One of the key aspects to a Chapter 7 bankruptcy filing is the discharging of certain debts the filer owes. These debts are placed into two groups: secured and unsecured. The former group consists of debt that can't be discharged through bankruptcy, which are things like child support payments, student debt, most financial aspects related to a crime and certain taxes; while the latter group consists of debt that is dischargeable in bankruptcy (and it usually consists of credit card debt and medical debt).
Notice that in the case of secured debt, "certain" taxes are protected from the debt discharging process. However, personal income taxes can be eliminated through bankruptcy. There are a number of rules and regulations that go along with clearing personal income tax debt, so consult an attorney to get the details on how it will affect you -- but it is an option. Here are a few other things to know about taxes and how they are dealt with during bankruptcy:
- Bankruptcy does not stop an audit. However, it will stop any collection efforts as a part of the audit.
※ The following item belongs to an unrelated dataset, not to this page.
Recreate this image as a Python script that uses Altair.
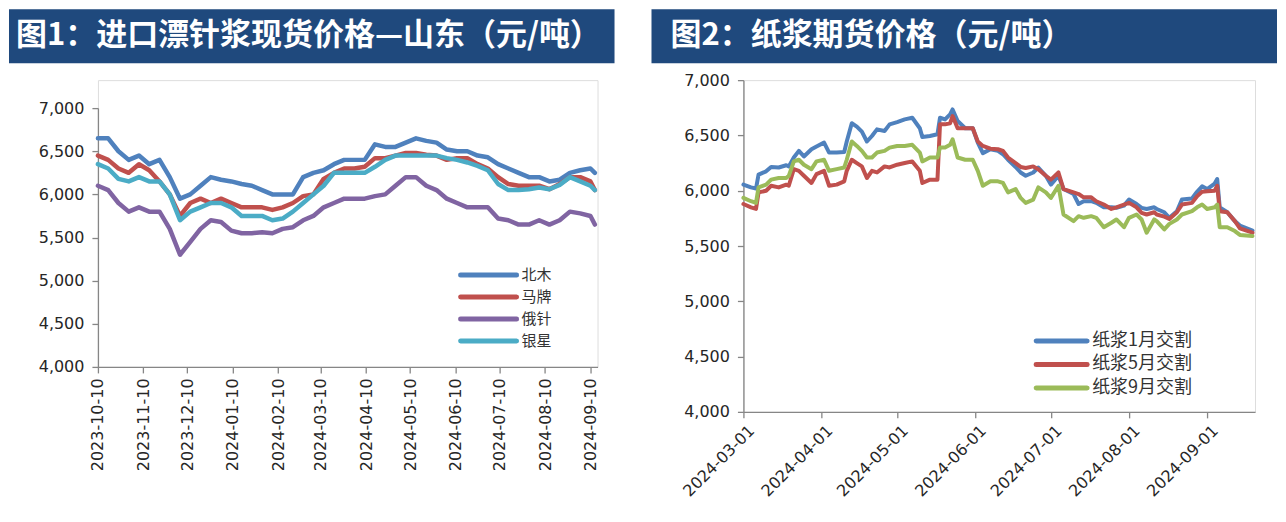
import altair as alt
import pandas as pd

BANNER = "#1F497D"
AX = "#868686"
LBL = "#262626"
NUM_FONT = "DejaVu Sans"
CJK = "Noto Sans CJK SC"

left_title = "图1：进口漂针浆现货价格—山东（元/吨）"
right_title = "图2：纸浆期货价格（元/吨）"

# ---------------- left chart data (weekly readings) ----------------
left_dates = [d.strftime("%Y-%m-%d") for d in pd.date_range("2023-10-10", periods=49, freq="7D")] + ["2024-09-13"]
left_names = ["北木", "马牌", "俄针", "银星"]
left_colors = ["#4F81BD", "#C0504D", "#8064A2", "#4BACC6"]
beimu = [6650, 6650, 6500, 6400, 6450, 6350, 6400, 6200, 5950, 6000,
         6100, 6200, 6170, 6150, 6120, 6100, 6050, 6000, 6000, 6000,
         6200, 6250, 6280, 6350, 6400, 6400, 6400, 6580, 6550, 6550,
         6600, 6650, 6620, 6600, 6520, 6500, 6500, 6450, 6430, 6350,
         6300, 6250, 6200, 6200, 6150, 6170, 6250, 6280, 6300, 6250]
mapai = [6450, 6400, 6300, 6250, 6350, 6280, 6150, 6000, 5750, 5900,
         5950, 5900, 5950, 5900, 5850, 5850, 5850, 5820, 5850, 5900,
         5980, 6000, 6180, 6250, 6300, 6300, 6320, 6420, 6420, 6450,
         6480, 6480, 6460, 6450, 6400, 6420, 6420, 6350, 6300, 6200,
         6120, 6100, 6100, 6100, 6060, 6120, 6200, 6200, 6150, 6050]
ezhen = [6100, 6050, 5900, 5800, 5850, 5800, 5800, 5600, 5300, 5450,
         5600, 5700, 5680, 5580, 5550, 5550, 5560, 5550, 5600, 5620,
         5700, 5750, 5850, 5900, 5950, 5950, 5950, 5980, 6000, 6100,
         6200, 6200, 6100, 6050, 5950, 5900, 5850, 5850, 5850, 5720,
         5700, 5650, 5650, 5700, 5650, 5700, 5800, 5780, 5750, 5650]
yinxing = [6350, 6300, 6180, 6150, 6200, 6150, 6150, 6000, 5700, 5800,
           5850, 5900, 5900, 5850, 5750, 5750, 5750, 5700, 5720, 5800,
           5900, 6000, 6100, 6250, 6250, 6250, 6250, 6320, 6400, 6450,
           6450, 6450, 6450, 6450, 6420, 6400, 6370, 6330, 6280, 6120,
           6050, 6050, 6060, 6080, 6060, 6110, 6200, 6150, 6100, 6050]
left_series = [beimu, mapai, ezhen, yinxing]
left_ticks = [(2023, 10), (2023, 11), (2023, 12), (2024, 1), (2024, 2), (2024, 3),
              (2024, 4), (2024, 5), (2024, 6), (2024, 7), (2024, 8), (2024, 9)]

# ---------------- right chart data ----------------
right_dates = ["2024-03-01", "2024-03-04", "2024-03-06", "2024-03-07", "2024-03-10", "2024-03-12", "2024-03-15", "2024-03-18", "2024-03-19", "2024-03-21",
               "2024-03-23", "2024-03-25", "2024-03-28", "2024-03-30", "2024-04-02", "2024-04-04", "2024-04-07", "2024-04-10", "2024-04-11", "2024-04-13",
               "2024-04-15", "2024-04-17", "2024-04-19", "2024-04-21", "2024-04-23", "2024-04-26", "2024-04-28", "2024-05-01", "2024-05-04", "2024-05-07",
               "2024-05-10", "2024-05-11", "2024-05-14", "2024-05-17", "2024-05-18", "2024-05-20", "2024-05-22", "2024-05-23", "2024-05-25", "2024-05-28",
               "2024-05-31", "2024-06-02", "2024-06-04", "2024-06-07", "2024-06-10", "2024-06-12", "2024-06-14", "2024-06-17", "2024-06-19", "2024-06-21",
               "2024-06-24", "2024-06-26", "2024-06-29", "2024-07-01", "2024-07-04", "2024-07-06", "2024-07-10", "2024-07-12", "2024-07-14", "2024-07-17",
               "2024-07-19", "2024-07-22", "2024-07-25", "2024-07-27", "2024-07-30", "2024-08-01", "2024-08-04", "2024-08-06", "2024-08-08", "2024-08-11",
               "2024-08-12", "2024-08-15", "2024-08-17", "2024-08-20", "2024-08-22", "2024-08-26", "2024-08-28", "2024-08-30", "2024-09-01", "2024-09-04",
               "2024-09-05", "2024-09-06", "2024-09-09", "2024-09-12", "2024-09-14", "2024-09-19"]
right_names = ["纸浆1月交割", "纸浆5月交割", "纸浆9月交割"]
right_colors = ["#4F81BD", "#C0504D", "#9BBB59"]
jan = [6055, 6030, 6020, 6145, 6175, 6215, 6210, 6230, 6220, 6300,
       6360, 6310, 6375, 6400, 6435, 6345, 6345, 6350, 6445, 6610,
       6580, 6535, 6445, 6495, 6555, 6540, 6600, 6620, 6645, 6660,
       6565, 6485, 6495, 6510, 6660, 6645, 6690, 6735, 6630, 6565,
       6565, 6435, 6340, 6375, 6360, 6330, 6280, 6215, 6165, 6135,
       6165, 6210, 6135, 6055, 6135, 6015, 5970, 5880, 5905, 5905,
       5890, 5850, 5850, 5845, 5865, 5920, 5880, 5845, 5835, 5850,
       5835, 5805, 5755, 5815, 5920, 5930, 5990, 6040, 6015, 6065,
       6105, 5850, 5805, 5725, 5685, 5640]
may = [5880, 5850, 5835, 5985, 6000, 6045, 6030, 6055, 6045, 6195,
       6180, 6135, 6070, 6150, 6180, 6045, 6055, 6085, 6180, 6280,
       6250, 6220, 6115, 6180, 6165, 6220, 6210, 6235, 6250, 6265,
       6180, 6070, 6100, 6100, 6600, 6600, 6610, 6675, 6565, 6565,
       6565, 6445, 6405, 6380, 6375, 6360, 6300, 6250, 6215, 6205,
       6220, 6195, 6135, 6100, 6165, 6015, 5985, 5970, 5940, 5940,
       5905, 5875, 5835, 5850, 5875, 5890, 5850, 5800, 5785, 5805,
       5785, 5765, 5745, 5805, 5875, 5890, 5950, 5990, 5995, 6000,
       6045, 5815, 5805, 5725, 5660, 5620]
sep = [5935, 5905, 5890, 6030, 6055, 6100, 6115, 6115, 6135, 6265,
       6280, 6235, 6195, 6265, 6280, 6180, 6195, 6210, 6280, 6445,
       6405, 6360, 6300, 6300, 6345, 6360, 6390, 6405, 6405, 6415,
       6345, 6265, 6300, 6300, 6390, 6390, 6415, 6465, 6300, 6280,
       6280, 6180, 6045, 6085, 6085, 6070, 5985, 6015, 5935, 5890,
       5920, 6030, 5985, 5935, 6045, 5785, 5725, 5770, 5755, 5770,
       5755, 5670, 5710, 5740, 5670, 5755, 5785, 5740, 5620, 5740,
       5725, 5650, 5700, 5740, 5785, 5815, 5850, 5875, 5835, 5850,
       5875, 5670, 5670, 5635, 5600, 5590]
right_series = [jan, may, sep]
right_ticks = [(2024, m) for m in range(3, 10)]

y_ticks = [4000, 4500, 5000, 5500, 6000, 6500, 7000]


def y_enc(rng=None):
    sc = dict(domain=[4000, 7000], nice=False, zero=False)
    if rng is not None:
        sc["range"] = rng
    return alt.Y("value:Q",
                 scale=alt.Scale(**sc),
                 axis=alt.Axis(values=y_ticks, format=",.0f", grid=False, title=None,
                               domainColor=AX, tickColor=AX, tickSize=6, labelPadding=8,
                               labelFont=NUM_FONT, labelFontSize=16, labelColor=LBL,
                               labelFlush=False, domainWidth=1.3, tickWidth=1.3))


def banner(title, x0, x1, y0, y1, tx, ty):
    d = alt.Data(values=[{"t": title}])
    rect = alt.Chart(d).mark_rect(color=BANNER).encode(
        x=alt.value(x0), x2=alt.value(x1), y=alt.value(y0), y2=alt.value(y1))
    text = alt.Chart(d).mark_text(align="left", baseline="middle", font=CJK, fontSize=31,
                                  fontWeight="bold", color="white").encode(
        x=alt.value(tx), y=alt.value(ty), text="t:N")
    return [rect, text]


def legend(names, colors, lx0, lx1, ly0, dy, tx, fs):
    layers = []
    for i, (n, c) in enumerate(zip(names, colors)):
        d = alt.Data(values=[{"t": n}])
        yy = ly0 + i * dy
        layers.append(alt.Chart(d).mark_rule(color=c, strokeWidth=5, strokeCap="round").encode(
            x=alt.value(lx0), x2=alt.value(lx1), y=alt.value(yy)))
        layers.append(alt.Chart(d).mark_text(align="left", baseline="middle", font=CJK,
                                             fontSize=fs, color="#333333").encode(
            x=alt.value(tx), y=alt.value(yy), text="t:N"))
    return layers


# ---------------- left panel ----------------
lx = alt.X("date:T",
           scale=alt.Scale(type="utc", domain=[alt.DateTime(year=2023, month=10, date=10, utc=True),
                                               alt.DateTime(year=2024, month=9, date=14, hours=20, utc=True)]),
           axis=alt.Axis(values=[alt.DateTime(year=y, month=m, date=10, utc=True) for y, m in left_ticks],
                         labelExpr="utcFormat(datum.value, '%Y-%m-%d')", title=None, grid=False,
                         labelAngle=270, labelAlign="right", labelBaseline="middle",
                         labelPadding=5, tickSize=6, labelOverlap=False, labelFlush=False,
                         domainColor=AX, tickColor=AX, labelFont=NUM_FONT, labelFontSize=16,
                         labelColor=LBL, domainWidth=1.3, tickWidth=1.3))
left_lines = []
for n, vals, c in zip(left_names, left_series, left_colors):
    df = pd.DataFrame({"date": left_dates, "value": vals, "series": n})
    left_lines.append(alt.Chart(df).mark_line(color=c, strokeWidth=4.5, strokeJoin="round",
                                              strokeCap="round").encode(x=lx, y=y_enc([287, 28])))

left = alt.layer(
    *left_lines,
    *banner(left_title, -89, 517, -71, -17, -82, -44),
    *legend(left_names, left_colors, 363, 419, 195, 22, 424, 15),
).properties(width=500, height=287)

# ---------------- right panel ----------------
rx = alt.X("date:T",
           scale=alt.Scale(type="utc", domain=[alt.DateTime(year=2024, month=3, date=1, utc=True),
                                               alt.DateTime(year=2024, month=9, date=20, utc=True)]),
           axis=alt.Axis(values=[alt.DateTime(year=y, month=m, date=1, utc=True) for y, m in right_ticks],
                         labelExpr="utcFormat(datum.value, '%Y-%m-%d')", title=None, grid=False,
                         labelAngle=315, labelAlign="right", labelBaseline="middle",
                         labelPadding=10, labelOffset=8, tickSize=6, labelOverlap=False,
                         labelFlush=False, domainColor=AX, tickColor=AX, labelFont=NUM_FONT,
                         labelFontSize=16, labelColor=LBL, domainWidth=1.3, tickWidth=1.3))
right_lines = []
for n, vals, c in zip(right_names, right_series, right_colors):
    df = pd.DataFrame({"date": right_dates, "value": vals, "series": n})
    right_lines.append(alt.Chart(df).mark_line(color=c, strokeWidth=4, strokeJoin="round",
                                               strokeCap="round").encode(x=rx, y=y_enc()))

right = alt.layer(
    *right_lines,
    *banner(right_title, -92, 534, -71, -17, -73, -44),
    *legend(right_names, right_colors, 293, 344, 261, 23.5, 349, 18),
).properties(width=512, height=332)

chart = alt.hconcat(left, right, spacing=35, padding=0).configure_view(stroke=None).configure(
    background="white")

chart.save("out.html", embed_options={"renderer": "svg", "actions": False})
- Like we said, income taxes can be discharged. But... the income taxes must be at least three years old, and they must have been filed by the individual (not a substitute filing completed by the IRS or a financial professional). Also, if you failed to file a tax return, you cannot contest the income taxes on that undeclared return.
- Taxes and bankruptcy have a complicated relationship. So get as much legal and financial advice as you can to be prepared for the situation.